O filho de doze anos vira-se para o pai, num destes belos dias de sol, dias que nos inspira a tudo, inclusive a tentar dialogar com certas pessoas, e diz:

      – Pai! Quero fazer balé, tocar piano e ser um grande enfermeiro quando crescer.

      O pai, que por um momento achou que o filho tirava-uma-com-sua-cara, olhou fixamente o filho e disparou:

      – Viado!

      – Huumm!?

      – Isto é coisa de viado! Homem-que-é-homem na sua idade tá é com os outros moleques jogando bola.

      – Mais pai! Eu gosto é de ficar com as meninas. Tem a Carlinha que estuda comigo…

      E o pai quase gritando:

      – Estudar com mulher!? Você vai ficar afeminado!

      Depois deste dia foi daí para pior. O garoto que poderia ter sido um grande bailarino, ou um habilidoso pianista, ou até mesmo um enfermeiro profissional, foi se desgostando. Seu pai, preocupado com o futuro másculo do filho, lhe repreendia a todo o momento. Corrigia o que em sua cabeça era um desvio de masculinidade.

      – Aonde você vai?

      – Vou à casa da vovó, tá!

      – Que tá o que rapaz! Que vovó que nada!

      E num tom mais calmo.

      – Olha filho, tem coisas que homem-que-é-homem não fala. Tá, em fim de frase?! Vovó?! E completou. Você deve dizer: "Aí pai, vou até a casa da minha vó. Falou!?".

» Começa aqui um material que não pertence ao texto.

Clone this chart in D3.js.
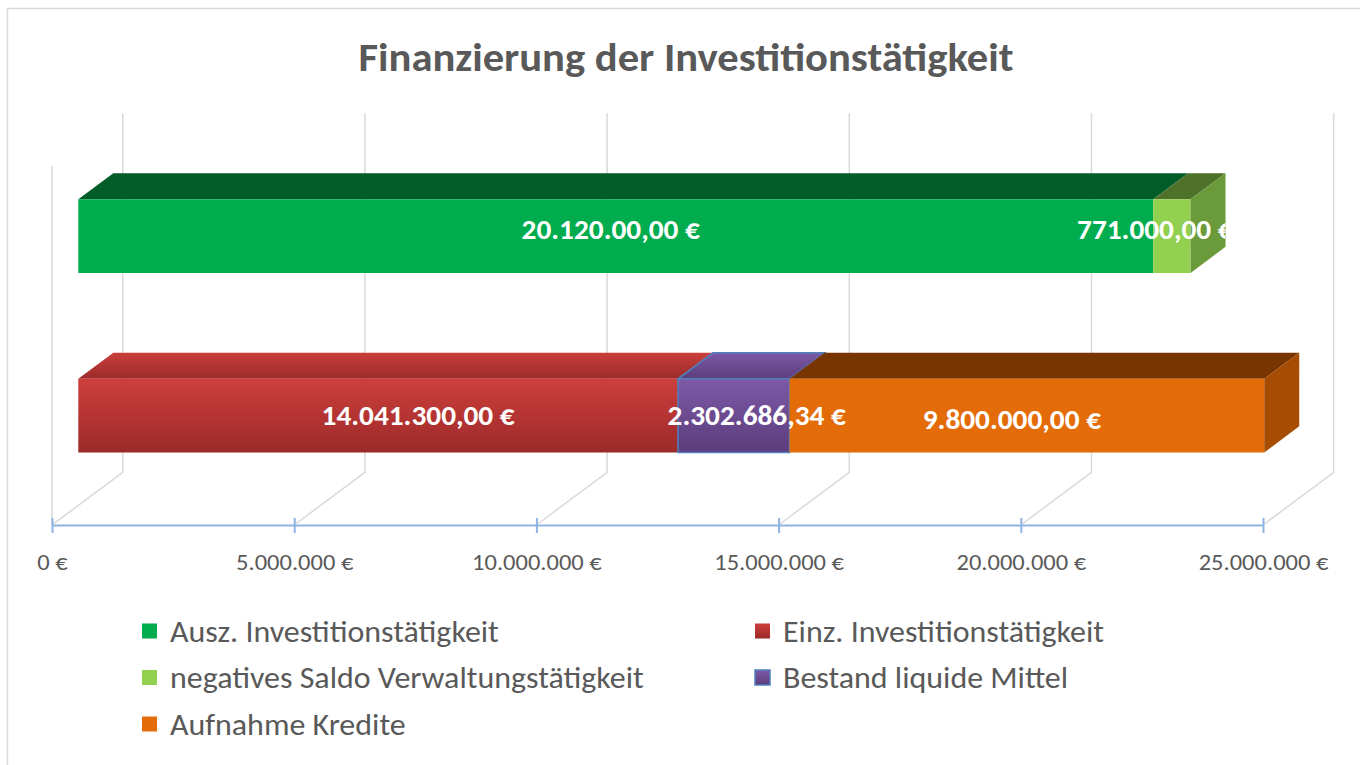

      O garoto encolheu os ombros e foi. Foi para a casa da vovó, pois sempre se referiu a sua avó desta maneira.

      – Mãe não quero comer hoje estou enjoado.

      E o pai aos gritos:

      – ENJOADO MENINO!? ISTO É COISA DE VIADO!

      E o garoto consigo mesmo: "Está cada vez mais reduzido o vocabulário do homem-que-é-homem. Qualquer dia não vamos mais falar. Só rosnar, ou relinchar, pelo que se vê.

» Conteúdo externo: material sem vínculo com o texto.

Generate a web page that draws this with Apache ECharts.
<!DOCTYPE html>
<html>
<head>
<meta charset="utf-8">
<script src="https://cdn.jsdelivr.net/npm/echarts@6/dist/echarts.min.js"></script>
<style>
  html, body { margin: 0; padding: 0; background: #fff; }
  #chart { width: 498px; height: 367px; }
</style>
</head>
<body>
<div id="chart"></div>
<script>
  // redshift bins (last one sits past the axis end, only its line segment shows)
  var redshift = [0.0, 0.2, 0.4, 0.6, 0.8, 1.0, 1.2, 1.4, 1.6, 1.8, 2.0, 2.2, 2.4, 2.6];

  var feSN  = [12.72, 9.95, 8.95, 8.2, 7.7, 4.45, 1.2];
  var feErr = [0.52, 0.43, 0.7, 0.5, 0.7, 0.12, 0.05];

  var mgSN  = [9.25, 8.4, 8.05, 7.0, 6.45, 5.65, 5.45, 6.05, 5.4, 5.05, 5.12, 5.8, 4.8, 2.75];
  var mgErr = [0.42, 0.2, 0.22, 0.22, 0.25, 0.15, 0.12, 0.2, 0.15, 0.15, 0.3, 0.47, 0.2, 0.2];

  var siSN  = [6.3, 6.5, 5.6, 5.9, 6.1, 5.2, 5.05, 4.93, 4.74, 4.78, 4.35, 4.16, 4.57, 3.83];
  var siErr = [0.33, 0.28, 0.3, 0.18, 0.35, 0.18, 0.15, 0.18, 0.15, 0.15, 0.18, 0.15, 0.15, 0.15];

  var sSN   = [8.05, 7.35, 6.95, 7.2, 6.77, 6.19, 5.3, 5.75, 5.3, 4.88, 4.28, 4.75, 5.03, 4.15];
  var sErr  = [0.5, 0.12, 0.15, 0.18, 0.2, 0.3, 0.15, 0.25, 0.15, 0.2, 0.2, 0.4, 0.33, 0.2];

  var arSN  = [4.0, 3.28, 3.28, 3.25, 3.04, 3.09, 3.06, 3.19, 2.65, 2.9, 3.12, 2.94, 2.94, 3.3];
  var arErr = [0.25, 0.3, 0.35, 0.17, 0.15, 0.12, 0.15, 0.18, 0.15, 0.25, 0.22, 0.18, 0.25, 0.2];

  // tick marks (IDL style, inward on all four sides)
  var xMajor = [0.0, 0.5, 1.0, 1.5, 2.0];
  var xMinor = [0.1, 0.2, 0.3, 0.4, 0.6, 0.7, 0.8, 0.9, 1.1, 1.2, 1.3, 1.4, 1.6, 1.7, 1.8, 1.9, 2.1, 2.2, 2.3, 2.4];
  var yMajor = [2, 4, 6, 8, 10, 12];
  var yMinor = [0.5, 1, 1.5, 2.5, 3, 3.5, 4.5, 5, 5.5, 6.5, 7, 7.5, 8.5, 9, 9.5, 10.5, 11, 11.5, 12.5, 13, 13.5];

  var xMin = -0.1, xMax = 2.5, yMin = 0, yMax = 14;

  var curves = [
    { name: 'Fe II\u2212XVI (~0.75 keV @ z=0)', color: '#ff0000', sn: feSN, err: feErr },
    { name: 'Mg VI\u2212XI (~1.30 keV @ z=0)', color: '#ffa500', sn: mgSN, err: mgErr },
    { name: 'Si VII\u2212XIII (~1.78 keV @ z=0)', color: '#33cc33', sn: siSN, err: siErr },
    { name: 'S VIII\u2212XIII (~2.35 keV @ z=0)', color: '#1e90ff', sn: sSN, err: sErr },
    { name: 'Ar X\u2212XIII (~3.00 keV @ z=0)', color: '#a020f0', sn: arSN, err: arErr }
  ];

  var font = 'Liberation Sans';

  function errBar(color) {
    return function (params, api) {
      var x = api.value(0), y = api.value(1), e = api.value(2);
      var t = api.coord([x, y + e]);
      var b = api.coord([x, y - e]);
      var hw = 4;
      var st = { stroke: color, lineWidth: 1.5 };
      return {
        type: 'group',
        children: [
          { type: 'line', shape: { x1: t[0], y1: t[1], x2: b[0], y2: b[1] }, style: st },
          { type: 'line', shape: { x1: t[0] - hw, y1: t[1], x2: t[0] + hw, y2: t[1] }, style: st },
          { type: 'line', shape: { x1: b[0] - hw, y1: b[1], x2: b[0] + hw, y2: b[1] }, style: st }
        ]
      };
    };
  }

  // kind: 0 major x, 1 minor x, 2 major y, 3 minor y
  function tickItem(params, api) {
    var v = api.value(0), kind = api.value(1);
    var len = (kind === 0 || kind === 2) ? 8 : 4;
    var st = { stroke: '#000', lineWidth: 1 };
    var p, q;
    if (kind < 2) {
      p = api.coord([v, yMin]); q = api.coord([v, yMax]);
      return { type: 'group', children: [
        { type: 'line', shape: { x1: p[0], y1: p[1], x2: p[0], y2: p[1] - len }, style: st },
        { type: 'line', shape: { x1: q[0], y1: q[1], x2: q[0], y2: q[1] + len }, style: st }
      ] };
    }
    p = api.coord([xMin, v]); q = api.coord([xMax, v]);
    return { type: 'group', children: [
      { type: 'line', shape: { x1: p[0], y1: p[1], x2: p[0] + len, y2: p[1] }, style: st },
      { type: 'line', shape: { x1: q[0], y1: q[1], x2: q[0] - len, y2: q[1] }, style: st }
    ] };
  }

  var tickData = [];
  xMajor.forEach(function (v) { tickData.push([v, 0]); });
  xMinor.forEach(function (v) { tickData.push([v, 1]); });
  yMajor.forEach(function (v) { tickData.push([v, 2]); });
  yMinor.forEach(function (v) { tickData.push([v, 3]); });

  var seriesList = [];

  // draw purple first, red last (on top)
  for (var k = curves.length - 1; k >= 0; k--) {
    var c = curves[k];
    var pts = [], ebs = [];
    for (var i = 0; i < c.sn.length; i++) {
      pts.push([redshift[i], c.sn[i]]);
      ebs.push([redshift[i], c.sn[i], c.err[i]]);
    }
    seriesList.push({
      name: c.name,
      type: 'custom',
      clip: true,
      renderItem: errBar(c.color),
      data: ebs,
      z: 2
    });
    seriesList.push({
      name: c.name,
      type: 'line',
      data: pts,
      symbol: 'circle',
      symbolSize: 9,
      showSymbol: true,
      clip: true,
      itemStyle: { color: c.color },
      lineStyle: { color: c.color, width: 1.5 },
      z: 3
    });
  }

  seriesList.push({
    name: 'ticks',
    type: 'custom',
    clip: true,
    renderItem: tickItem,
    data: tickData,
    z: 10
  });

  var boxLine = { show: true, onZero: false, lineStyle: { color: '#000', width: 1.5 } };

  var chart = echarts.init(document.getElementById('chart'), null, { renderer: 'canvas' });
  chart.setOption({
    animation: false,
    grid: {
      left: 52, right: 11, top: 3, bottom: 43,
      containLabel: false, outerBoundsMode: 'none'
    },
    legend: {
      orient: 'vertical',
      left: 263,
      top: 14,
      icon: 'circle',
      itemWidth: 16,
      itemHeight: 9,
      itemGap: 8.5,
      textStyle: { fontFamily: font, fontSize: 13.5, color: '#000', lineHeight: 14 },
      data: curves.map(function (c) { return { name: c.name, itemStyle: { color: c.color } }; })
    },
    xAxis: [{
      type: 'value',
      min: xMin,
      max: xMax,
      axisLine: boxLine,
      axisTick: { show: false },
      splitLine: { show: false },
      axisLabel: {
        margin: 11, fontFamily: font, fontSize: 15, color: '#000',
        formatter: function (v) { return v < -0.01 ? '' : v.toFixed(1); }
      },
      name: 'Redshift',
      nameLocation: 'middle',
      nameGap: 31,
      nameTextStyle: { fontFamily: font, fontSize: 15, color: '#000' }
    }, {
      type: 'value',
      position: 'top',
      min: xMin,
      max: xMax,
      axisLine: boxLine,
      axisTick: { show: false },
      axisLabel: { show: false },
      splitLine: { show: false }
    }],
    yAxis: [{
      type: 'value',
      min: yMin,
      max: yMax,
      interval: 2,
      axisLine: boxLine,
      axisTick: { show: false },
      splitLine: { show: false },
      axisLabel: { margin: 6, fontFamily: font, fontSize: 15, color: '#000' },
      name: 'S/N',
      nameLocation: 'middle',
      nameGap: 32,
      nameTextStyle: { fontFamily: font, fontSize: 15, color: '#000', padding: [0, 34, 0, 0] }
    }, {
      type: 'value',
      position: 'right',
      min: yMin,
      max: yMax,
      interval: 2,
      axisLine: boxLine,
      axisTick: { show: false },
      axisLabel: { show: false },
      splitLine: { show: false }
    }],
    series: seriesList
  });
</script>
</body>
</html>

      Os anos passaram e, de tanto o pai insistir, o garoto começou a sair com os moleques da rua. Saia mais e mais. Quase não tinha tempo para estudar em casa. Deixou de lado suas amigas. Começou a faltar na escola.

     De tanto sair começou a dormir fora. Um dia apareceu fumando e seu pai, orgulhoso com os avanços do filho, lhe deu um pacote de cigarros. O filho de aprendiz de homem-que-é-homem passou a ensinar. De cigarros evoluiu para algo que dava mais liga. De dançarino passou a corredor, não de olimpíadas, mas da polícia. De pianista a pianinho, pois para falar com malandro mais velho tem que falar mansinho. Para enfermeiro até que ele servia, pois conhecia a anatomia humana perfeitamente, afinal, até para se matar alguém tem que conhecer um pouco de medicina.

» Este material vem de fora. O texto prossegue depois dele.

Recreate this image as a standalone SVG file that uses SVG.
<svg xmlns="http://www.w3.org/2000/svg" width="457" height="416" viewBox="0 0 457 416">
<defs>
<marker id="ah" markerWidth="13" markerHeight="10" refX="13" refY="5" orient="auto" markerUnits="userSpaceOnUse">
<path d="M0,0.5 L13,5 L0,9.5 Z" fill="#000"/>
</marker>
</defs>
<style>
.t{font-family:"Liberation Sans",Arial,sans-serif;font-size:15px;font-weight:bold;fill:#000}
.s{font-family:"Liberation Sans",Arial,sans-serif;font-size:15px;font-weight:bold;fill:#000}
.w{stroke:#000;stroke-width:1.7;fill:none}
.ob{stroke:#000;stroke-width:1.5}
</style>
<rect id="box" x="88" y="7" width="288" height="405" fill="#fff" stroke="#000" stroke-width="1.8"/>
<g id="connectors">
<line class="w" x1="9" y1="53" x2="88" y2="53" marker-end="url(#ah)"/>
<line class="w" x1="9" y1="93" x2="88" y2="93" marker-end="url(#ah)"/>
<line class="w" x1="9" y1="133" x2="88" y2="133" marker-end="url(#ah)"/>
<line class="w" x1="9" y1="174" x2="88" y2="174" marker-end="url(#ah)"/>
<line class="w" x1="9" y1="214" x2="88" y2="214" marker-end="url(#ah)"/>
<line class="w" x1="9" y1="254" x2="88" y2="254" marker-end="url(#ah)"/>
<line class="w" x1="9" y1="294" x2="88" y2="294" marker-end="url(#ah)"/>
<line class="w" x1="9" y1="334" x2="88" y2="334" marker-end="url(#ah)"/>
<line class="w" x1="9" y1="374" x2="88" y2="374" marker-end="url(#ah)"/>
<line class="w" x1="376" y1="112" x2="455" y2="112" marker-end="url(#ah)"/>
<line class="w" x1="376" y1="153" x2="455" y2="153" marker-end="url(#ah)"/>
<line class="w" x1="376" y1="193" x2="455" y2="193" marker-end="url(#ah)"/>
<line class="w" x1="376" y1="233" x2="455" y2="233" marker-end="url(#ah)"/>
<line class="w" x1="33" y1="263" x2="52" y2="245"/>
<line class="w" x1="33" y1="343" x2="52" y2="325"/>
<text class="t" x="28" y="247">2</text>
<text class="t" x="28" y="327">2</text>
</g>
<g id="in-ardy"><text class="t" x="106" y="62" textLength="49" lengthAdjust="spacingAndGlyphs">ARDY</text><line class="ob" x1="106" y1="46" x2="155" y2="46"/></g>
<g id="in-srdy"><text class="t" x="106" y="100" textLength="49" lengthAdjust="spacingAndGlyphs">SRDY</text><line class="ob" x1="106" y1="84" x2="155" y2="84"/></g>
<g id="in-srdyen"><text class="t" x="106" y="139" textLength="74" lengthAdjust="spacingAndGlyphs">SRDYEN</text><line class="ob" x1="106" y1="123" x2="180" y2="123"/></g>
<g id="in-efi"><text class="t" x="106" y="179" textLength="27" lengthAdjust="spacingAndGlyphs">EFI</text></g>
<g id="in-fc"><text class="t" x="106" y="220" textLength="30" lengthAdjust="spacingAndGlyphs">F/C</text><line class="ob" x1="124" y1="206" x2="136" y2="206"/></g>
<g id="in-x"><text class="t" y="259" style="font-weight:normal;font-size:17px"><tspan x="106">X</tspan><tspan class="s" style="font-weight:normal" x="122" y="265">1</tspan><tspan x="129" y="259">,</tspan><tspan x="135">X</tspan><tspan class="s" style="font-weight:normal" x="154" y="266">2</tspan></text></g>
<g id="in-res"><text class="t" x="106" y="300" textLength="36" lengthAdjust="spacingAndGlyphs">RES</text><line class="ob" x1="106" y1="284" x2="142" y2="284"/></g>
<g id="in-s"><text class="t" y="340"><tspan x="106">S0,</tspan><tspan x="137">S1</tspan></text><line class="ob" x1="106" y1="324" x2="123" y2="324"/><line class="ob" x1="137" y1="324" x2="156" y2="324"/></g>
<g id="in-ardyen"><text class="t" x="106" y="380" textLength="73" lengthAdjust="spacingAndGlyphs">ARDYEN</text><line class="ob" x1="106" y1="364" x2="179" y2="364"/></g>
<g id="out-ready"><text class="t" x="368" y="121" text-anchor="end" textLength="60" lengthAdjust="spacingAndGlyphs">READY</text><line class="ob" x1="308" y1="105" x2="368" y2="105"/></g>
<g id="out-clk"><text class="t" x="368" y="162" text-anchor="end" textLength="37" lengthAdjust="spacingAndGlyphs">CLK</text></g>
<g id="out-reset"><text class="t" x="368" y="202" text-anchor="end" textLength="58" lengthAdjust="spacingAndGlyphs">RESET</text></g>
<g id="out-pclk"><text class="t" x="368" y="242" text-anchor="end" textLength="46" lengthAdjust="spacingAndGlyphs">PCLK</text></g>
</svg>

      O pai, vendo o filho cada vez mais macho, falando nas gírias, vestido como um verdadeiro homem-que-é-homem, o apresentava para seus amigos todo orgulhoso.

      Mas tanto fez o garoto, que um dia se descuidou (hoje já um homem, só não se sabe se realmente já era um homem-que-é-homem). E como todos aqueles que se descuidam, foi direto para a prisão. Metido dentro daqueles muros, e na falta de mulheres-que-são-mulheres, muitos homens-que-são-homens, precisam satisfazer outros homens-que-são-homens. Como nosso garoto era novato, delicado e estava a ponto de morre de medo, preferiu morrer de amor.

      Hoje ele não toca piano, não é enfermeiro, não dança. Mas é viado.